Dataset content:

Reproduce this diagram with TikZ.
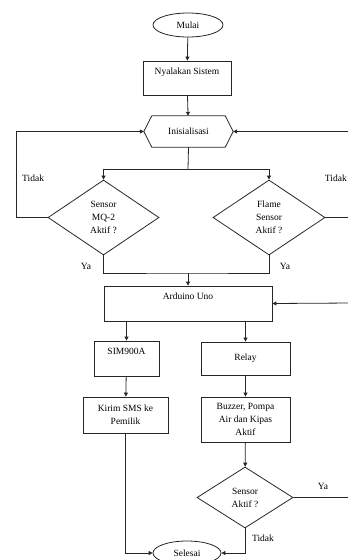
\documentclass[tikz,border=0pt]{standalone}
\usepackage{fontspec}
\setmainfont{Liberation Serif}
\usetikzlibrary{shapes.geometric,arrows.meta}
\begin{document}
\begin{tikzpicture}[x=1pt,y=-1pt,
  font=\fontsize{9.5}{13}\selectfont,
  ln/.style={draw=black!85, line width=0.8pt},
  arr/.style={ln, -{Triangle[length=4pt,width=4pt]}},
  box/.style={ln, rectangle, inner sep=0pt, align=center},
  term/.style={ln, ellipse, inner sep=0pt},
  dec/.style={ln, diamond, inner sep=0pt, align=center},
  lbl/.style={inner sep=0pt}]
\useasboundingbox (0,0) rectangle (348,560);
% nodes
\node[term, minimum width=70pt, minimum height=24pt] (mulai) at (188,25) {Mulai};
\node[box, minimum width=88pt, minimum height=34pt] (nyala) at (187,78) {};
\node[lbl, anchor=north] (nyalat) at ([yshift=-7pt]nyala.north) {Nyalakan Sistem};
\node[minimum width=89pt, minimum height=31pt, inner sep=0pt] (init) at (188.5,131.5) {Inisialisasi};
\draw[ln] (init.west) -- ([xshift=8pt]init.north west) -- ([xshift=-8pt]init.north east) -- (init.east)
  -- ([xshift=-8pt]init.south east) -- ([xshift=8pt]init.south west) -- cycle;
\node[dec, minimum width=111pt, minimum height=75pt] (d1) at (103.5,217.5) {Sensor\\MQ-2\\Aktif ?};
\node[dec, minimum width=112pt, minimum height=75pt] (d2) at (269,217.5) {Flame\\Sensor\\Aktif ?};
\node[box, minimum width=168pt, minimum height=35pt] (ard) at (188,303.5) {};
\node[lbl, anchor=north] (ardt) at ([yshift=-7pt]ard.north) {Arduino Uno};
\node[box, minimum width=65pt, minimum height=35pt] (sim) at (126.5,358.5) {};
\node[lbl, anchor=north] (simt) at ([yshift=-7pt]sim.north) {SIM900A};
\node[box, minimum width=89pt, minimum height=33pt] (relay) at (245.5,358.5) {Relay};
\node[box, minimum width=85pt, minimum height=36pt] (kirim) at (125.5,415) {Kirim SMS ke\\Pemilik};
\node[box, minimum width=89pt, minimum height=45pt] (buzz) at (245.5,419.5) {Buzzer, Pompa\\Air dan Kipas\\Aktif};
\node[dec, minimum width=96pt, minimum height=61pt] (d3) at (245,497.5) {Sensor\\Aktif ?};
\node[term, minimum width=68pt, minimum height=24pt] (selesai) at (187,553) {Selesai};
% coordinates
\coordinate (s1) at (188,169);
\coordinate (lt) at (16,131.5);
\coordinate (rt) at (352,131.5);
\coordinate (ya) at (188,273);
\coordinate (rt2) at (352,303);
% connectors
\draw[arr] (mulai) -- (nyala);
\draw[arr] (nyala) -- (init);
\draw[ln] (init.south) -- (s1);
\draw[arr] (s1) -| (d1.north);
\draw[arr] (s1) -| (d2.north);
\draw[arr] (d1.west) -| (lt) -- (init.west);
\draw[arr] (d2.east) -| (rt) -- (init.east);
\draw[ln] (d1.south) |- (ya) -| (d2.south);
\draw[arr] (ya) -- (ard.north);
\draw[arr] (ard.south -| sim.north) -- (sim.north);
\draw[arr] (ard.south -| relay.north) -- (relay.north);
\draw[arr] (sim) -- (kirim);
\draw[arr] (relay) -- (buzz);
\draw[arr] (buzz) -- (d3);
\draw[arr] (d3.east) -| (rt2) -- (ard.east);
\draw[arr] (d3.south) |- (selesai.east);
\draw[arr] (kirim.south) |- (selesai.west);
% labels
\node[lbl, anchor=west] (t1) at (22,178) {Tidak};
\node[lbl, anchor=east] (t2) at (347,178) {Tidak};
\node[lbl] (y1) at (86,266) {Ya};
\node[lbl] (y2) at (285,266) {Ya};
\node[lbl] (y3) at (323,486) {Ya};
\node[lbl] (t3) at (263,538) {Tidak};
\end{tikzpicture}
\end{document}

Task prompt:
Pictures are excluded; output everything else in the data verbatim.

Answer to this problem:
Reproduce this diagram with TikZ.
\documentclass[tikz,border=0pt]{standalone}
\usepackage{fontspec}
\setmainfont{Liberation Serif}
\usetikzlibrary{shapes.geometric,arrows.meta}
\begin{document}
\begin{tikzpicture}[x=1pt,y=-1pt,
  font=\fontsize{9.5}{13}\selectfont,
  ln/.style={draw=black!85, line width=0.8pt},
  arr/.style={ln, -{Triangle[length=4pt,width=4pt]}},
  box/.style={ln, rectangle, inner sep=0pt, align=center},
  term/.style={ln, ellipse, inner sep=0pt},
  dec/.style={ln, diamond, inner sep=0pt, align=center},
  lbl/.style={inner sep=0pt}]
\useasboundingbox (0,0) rectangle (348,560);
% nodes
\node[term, minimum width=70pt, minimum height=24pt] (mulai) at (188,25) {Mulai};
\node[box, minimum width=88pt, minimum height=34pt] (nyala) at (187,78) {};
\node[lbl, anchor=north] (nyalat) at ([yshift=-7pt]nyala.north) {Nyalakan Sistem};
\node[minimum width=89pt, minimum height=31pt, inner sep=0pt] (init) at (188.5,131.5) {Inisialisasi};
\draw[ln] (init.west) -- ([xshift=8pt]init.north west) -- ([xshift=-8pt]init.north east) -- (init.east)
  -- ([xshift=-8pt]init.south east) -- ([xshift=8pt]init.south west) -- cycle;
\node[dec, minimum width=111pt, minimum height=75pt] (d1) at (103.5,217.5) {Sensor\\MQ-2\\Aktif ?};
\node[dec, minimum width=112pt, minimum height=75pt] (d2) at (269,217.5) {Flame\\Sensor\\Aktif ?};
\node[box, minimum width=168pt, minimum height=35pt] (ard) at (188,303.5) {};
\node[lbl, anchor=north] (ardt) at ([yshift=-7pt]ard.north) {Arduino Uno};
\node[box, minimum width=65pt, minimum height=35pt] (sim) at (126.5,358.5) {};
\node[lbl, anchor=north] (simt) at ([yshift=-7pt]sim.north) {SIM900A};
\node[box, minimum width=89pt, minimum height=33pt] (relay) at (245.5,358.5) {Relay};
\node[box, minimum width=85pt, minimum height=36pt] (kirim) at (125.5,415) {Kirim SMS ke\\Pemilik};
\node[box, minimum width=89pt, minimum height=45pt] (buzz) at (245.5,419.5) {Buzzer, Pompa\\Air dan Kipas\\Aktif};
\node[dec, minimum width=96pt, minimum height=61pt] (d3) at (245,497.5) {Sensor\\Aktif ?};
\node[term, minimum width=68pt, minimum height=24pt] (selesai) at (187,553) {Selesai};
% coordinates
\coordinate (s1) at (188,169);
\coordinate (lt) at (16,131.5);
\coordinate (rt) at (352,131.5);
\coordinate (ya) at (188,273);
\coordinate (rt2) at (352,303);
% connectors
\draw[arr] (mulai) -- (nyala);
\draw[arr] (nyala) -- (init);
\draw[ln] (init.south) -- (s1);
\draw[arr] (s1) -| (d1.north);
\draw[arr] (s1) -| (d2.north);
\draw[arr] (d1.west) -| (lt) -- (init.west);
\draw[arr] (d2.east) -| (rt) -- (init.east);
\draw[ln] (d1.south) |- (ya) -| (d2.south);
\draw[arr] (ya) -- (ard.north);
\draw[arr] (ard.south -| sim.north) -- (sim.north);
\draw[arr] (ard.south -| relay.north) -- (relay.north);
\draw[arr] (sim) -- (kirim);
\draw[arr] (relay) -- (buzz);
\draw[arr] (buzz) -- (d3);
\draw[arr] (d3.east) -| (rt2) -- (ard.east);
\draw[arr] (d3.south) |- (selesai.east);
\draw[arr] (kirim.south) |- (selesai.west);
% labels
\node[lbl, anchor=west] (t1) at (22,178) {Tidak};
\node[lbl, anchor=east] (t2) at (347,178) {Tidak};
\node[lbl] (y1) at (86,266) {Ya};
\node[lbl] (y2) at (285,266) {Ya};
\node[lbl] (y3) at (323,486) {Ya};
\node[lbl] (t3) at (263,538) {Tidak};
\end{tikzpicture}
\end{document}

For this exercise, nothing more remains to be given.